When a new picture book gets released, we rarely celebrate the illustrator. But what would a picture book be without its pictures? From soft watercolor brushstrokes and bold digital colors to expertly assembled paper collages, these eleven Black illustrators are masters of their craft. Let’s celebrate these accomplished artists and the beautiful worlds they create between the covers of their books.
I wanted to start this list by honoring this accomplished illustrator. Mr. Cooper passed away less than a year ago with a body of work comprising over 100 books. He was a champion for creating paintings that showcased African American history in his signature hazy style and muted brown palette. Sprouting Wings is about the life of pilot James Herman Banning, and it was one of his last picture books.
Quirky, fun, rich, and bold — these words come to mind when I think of Adeola’s work. We love to read his Rocket Says series (Rocket Says Look Up! and Rocket Says Clean Up!) about an outspoken, science-loving girl. Hey You!, his latest work, is a collaboration of 19 Black illustrators in one book. While the story, an affirmation of growing up Black, is harmonious, each page has a unique illustration style. It’s a feast for the eyes and a quick education in various illustration mediums and expertise.
Mechal Renee Roe
Big heads, closed eyes, bright colors, and fun accessories… the distinct style of this New York Times bestselling illustrator is hard to miss. She’s the creator of the popular picture books, Happy Hair and Cool Cuts. With her latest picture book, I’m Growing Great, Mechal Renee Roe uplifts children with her positive and affirming messages.
I have yet to read a book illustrated or written by this multi-talented, self-taught artist I didn’t love. Her mixture of collage and drawing styles, vibrant colors, funky clothes, and bright-eyed characters make each Vanessa Brantley-Newton book a keepsake. She illustrates from her heart, and you can see it on each page. Just Like Me is a beautiful collection of short poetry that celebrates girlhood.
Readers rarely know illustrators’ names, but a quick look at their body of work, and you realize you’ve seen their art everywhere. Ekua Holmes is a master at collage art, creating pictures with images, fabric, textures, and items. Dream Street is breathtaking in its detail of an urban neighborhood where kids reach for their dreams as grown-ups cheerfully lead the way.
She swing dances, sings, adores vintage clothing, and educates other illustrators — Tamisha Anthony is multi-talented. Her various passions infuse her art with bold colors, round features, and plenty of movement. Most Perfect You is a sparkling love letter to every girl struggling to accept herself just as she is.

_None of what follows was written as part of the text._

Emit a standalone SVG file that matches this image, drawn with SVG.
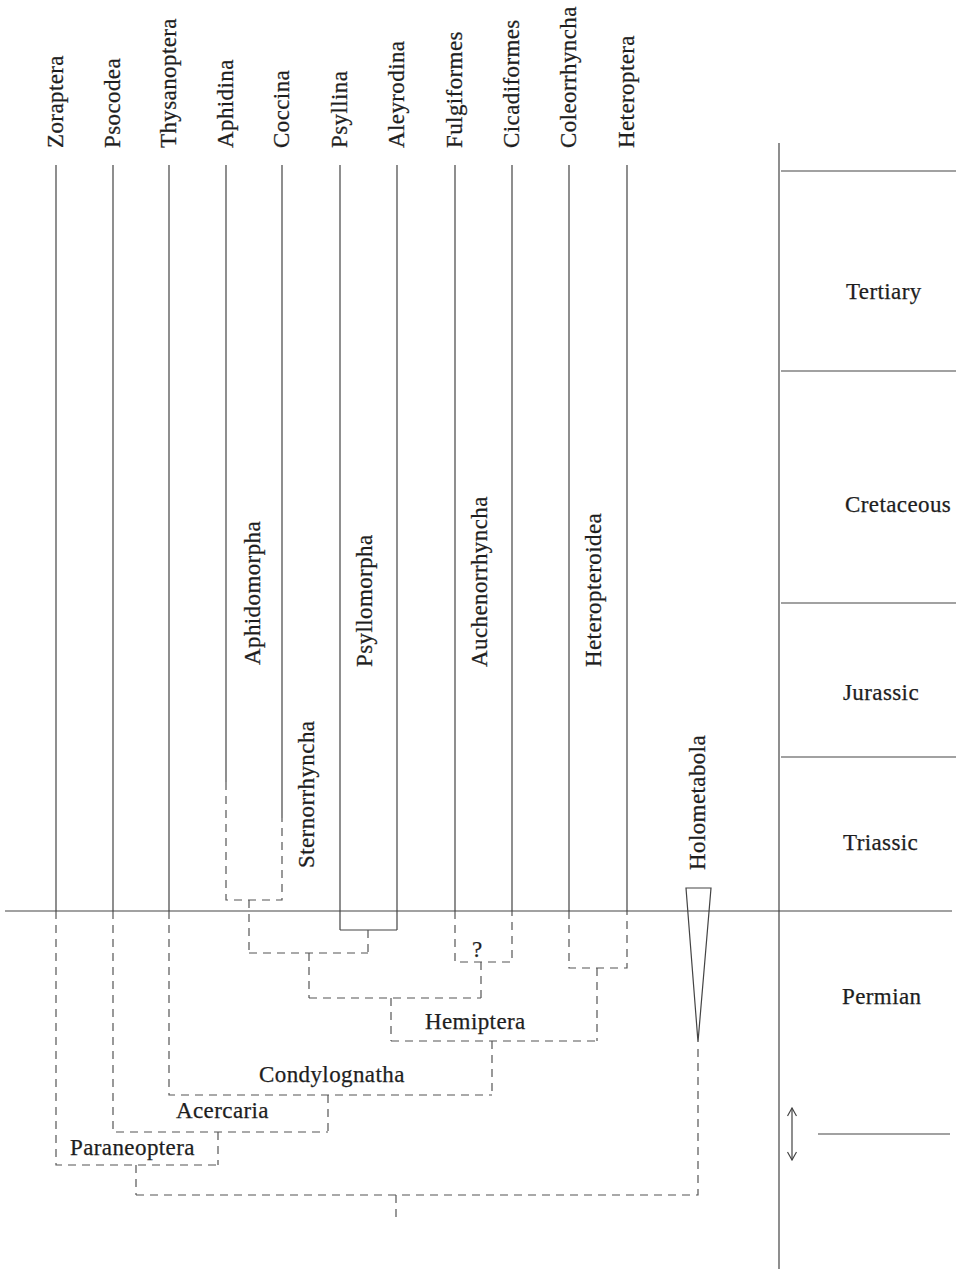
<svg xmlns="http://www.w3.org/2000/svg" width="958" height="1269" viewBox="0 0 958 1269">
<defs>
<style>
.t{font-family:"Liberation Serif","Times New Roman",serif;font-size:23px;fill:#1e1e1e;letter-spacing:0.4px;stroke:#1e1e1e;stroke-width:0.25px}
.s{stroke:#444;stroke-width:1.2;fill:none}
.d{stroke:#555;stroke-width:1.2;fill:none;stroke-dasharray:8 6}
</style>
<marker id="ah" viewBox="0 0 10 10" refX="9" refY="5" markerWidth="10" markerHeight="10" orient="auto-start-reverse" markerUnits="userSpaceOnUse">
<path d="M1,0.5 L9,5 L1,9.5" fill="none" stroke="#444" stroke-width="1.2"/>
</marker>
</defs>
<rect width="958" height="1269" fill="#fff"/>

<g id="taxa">
<g id="Zoraptera"><line class="s" x1="56" y1="165" x2="56" y2="911"/><text class="t" transform="translate(63,148) rotate(-90)">Zoraptera</text></g>
<g id="Psocodea"><line class="s" x1="113" y1="165" x2="113" y2="911"/><text class="t" transform="translate(120,148) rotate(-90)">Psocodea</text></g>
<g id="Thysanoptera"><line class="s" x1="169" y1="165" x2="169" y2="911"/><text class="t" transform="translate(176,148) rotate(-90)">Thysanoptera</text></g>
<g id="Aphidina"><line class="s" x1="226" y1="165" x2="226" y2="782"/><text class="t" transform="translate(233,148) rotate(-90)">Aphidina</text></g>
<g id="Coccina"><line class="s" x1="282" y1="165" x2="282" y2="818"/><text class="t" transform="translate(289,148) rotate(-90)">Coccina</text></g>
<g id="Psyllina"><line class="s" x1="340" y1="165" x2="340" y2="930"/><text class="t" transform="translate(347,148) rotate(-90)">Psyllina</text></g>
<g id="Aleyrodina"><line class="s" x1="397" y1="165" x2="397" y2="930"/><text class="t" transform="translate(404,148) rotate(-90)">Aleyrodina</text></g>
<g id="Fulgiformes"><line class="s" x1="455" y1="165" x2="455" y2="911"/><text class="t" transform="translate(462,148) rotate(-90)">Fulgiformes</text></g>
<g id="Cicadiformes"><line class="s" x1="512" y1="165" x2="512" y2="911"/><text class="t" transform="translate(519,148) rotate(-90)">Cicadiformes</text></g>
<g id="Coleorrhyncha"><line class="s" x1="569" y1="165" x2="569" y2="911"/><text class="t" transform="translate(576,148) rotate(-90)">Coleorrhyncha</text></g>
<g id="Heteroptera"><line class="s" x1="627" y1="165" x2="627" y2="911"/><text class="t" transform="translate(634,148) rotate(-90)">Heteroptera</text></g>
</g>

<g id="group-labels">
<text class="t" transform="translate(260,665) rotate(-90)">Aphidomorpha</text>
<text class="t" transform="translate(314,868) rotate(-90)">Sternorrhyncha</text>
<text class="t" transform="translate(372,667) rotate(-90)">Psyllomorpha</text>
<text class="t" transform="translate(487,667) rotate(-90)">Auchenorrhyncha</text>
<text class="t" transform="translate(601,667) rotate(-90)">Heteropteroidea</text>
<text class="t" x="425" y="1029">Hemiptera</text>
<text class="t" x="259" y="1082">Condylognatha</text>
<text class="t" x="176" y="1118">Acercaria</text>
<text class="t" x="70" y="1155">Paraneoptera</text>
<text class="t" x="472" y="957">?</text>
</g>

<g id="Holometabola">
<polygon class="s" points="686,888 711,888 698,1042"/>
<text class="t" transform="translate(705,870) rotate(-90)">Holometabola</text>
</g>

<g id="connectors">
<path class="s" d="M340,930 H397"/>
<path class="d" d="M226,782 V900 H282 V818"/>
<path class="d" d="M249,900 V953"/>
<path class="d" d="M368,930 V953"/>
<path class="d" d="M249,953 H368"/>
<path class="d" d="M309,953 V998"/>
<path class="d" d="M455,911 V962 H512 V911"/>
<path class="d" d="M481,962 V998"/>
<path class="d" d="M309,998 H481"/>
<path class="d" d="M391,998 V1041"/>
<path class="d" d="M569,911 V968 H627 V911"/>
<path class="d" d="M597,968 V1041"/>
<path class="d" d="M391,1041 H597"/>
<path class="d" d="M492,1041 V1095"/>
<path class="d" d="M169,911 V1095 H492"/>
<path class="d" d="M328,1095 V1132"/>
<path class="d" d="M113,911 V1132 H328"/>
<path class="d" d="M218,1132 V1165"/>
<path class="d" d="M56,911 V1165 H218"/>
<path class="d" d="M136,1165 V1195"/>
<path class="d" d="M136,1195 H698 V1045"/>
<path class="d" d="M396,1195 V1222"/>
</g>

<g id="timescale">
<line class="s" x1="5" y1="911" x2="952" y2="911"/>
<line class="s" x1="779" y1="143" x2="779" y2="1269"/>
<line class="s" x1="781" y1="171" x2="956" y2="171"/>
<line class="s" x1="781" y1="371" x2="956" y2="371"/>
<line class="s" x1="781" y1="603" x2="956" y2="603"/>
<line class="s" x1="781" y1="757" x2="956" y2="757"/>
<line class="s" x1="818" y1="1134" x2="950" y2="1134"/>
<line class="s" x1="792" y1="1108" x2="792" y2="1160" marker-start="url(#ah)" marker-end="url(#ah)"/>
<text class="t" x="846" y="299">Tertiary</text>
<text class="t" x="845" y="512">Cretaceous</text>
<text class="t" x="843" y="700">Jurassic</text>
<text class="t" x="843" y="850">Triassic</text>
<text class="t" x="842" y="1004">Permian</text>
</g>
</svg>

Jessica Gibson says she wants every project she works on “to have a real sense of fun,” and she succeeds. Gibson takes her inspiration from her love of animals, nature, and picture books. She pumps her illustrations full of whimsical and expressive characters and soft color palettes. Why Not You? is from pop star Ciara and football player Russell Wilson and encourages kids to reach for their dreams with confidence and perseverance.
From picture books and mugs to pens and journals, if Andrea Pippins draws it, I buy it. I have a small collection of her work. Her doodles, hand-drawn typography, and bold color choices make her digital art unique and refreshing. Mae Makes a Way: The True Story of Mae Reeves, Hat & History Maker is a nod to the civil rights activist and fashion designer. She styled everyone from Lena Horne to Ella Fitzgerald.
Caldecott honor artist Daniel Minter has illustrated 12 picture books and works in painting, sculpture, assemblage, and public art. His work is vivid, emotional, and sometimes haunting. Blue is a non-fiction picture book that explores the history of this significant color. If you’re looking for stunning and rich artwork in a picture book, you’ll love this one.
I’ve just discovered this Nigerian American artist, and her first picture book is mesmerizing. Ebinama beautifully paints this lyrical story about a boy and his love affair with nature. The background watercolors are delicate and soft, so little Emile pops off the page. It’s gorgeous. I hope we see many more books from Ebinama.
No list of Black illustrators is complete without mentioning the incredible work of author and illustrator Christian Robinson. Robinson has brought many picture books to life using his unique, award-winning cut-paper collages. Also, he recently designed a line of kids’ clothes and home goods for Target. The Bench by Meghan, The Duchess of Sussex, was Robinson’s first time using watercolor to illustrate a picture book, and he knocked it out of the park.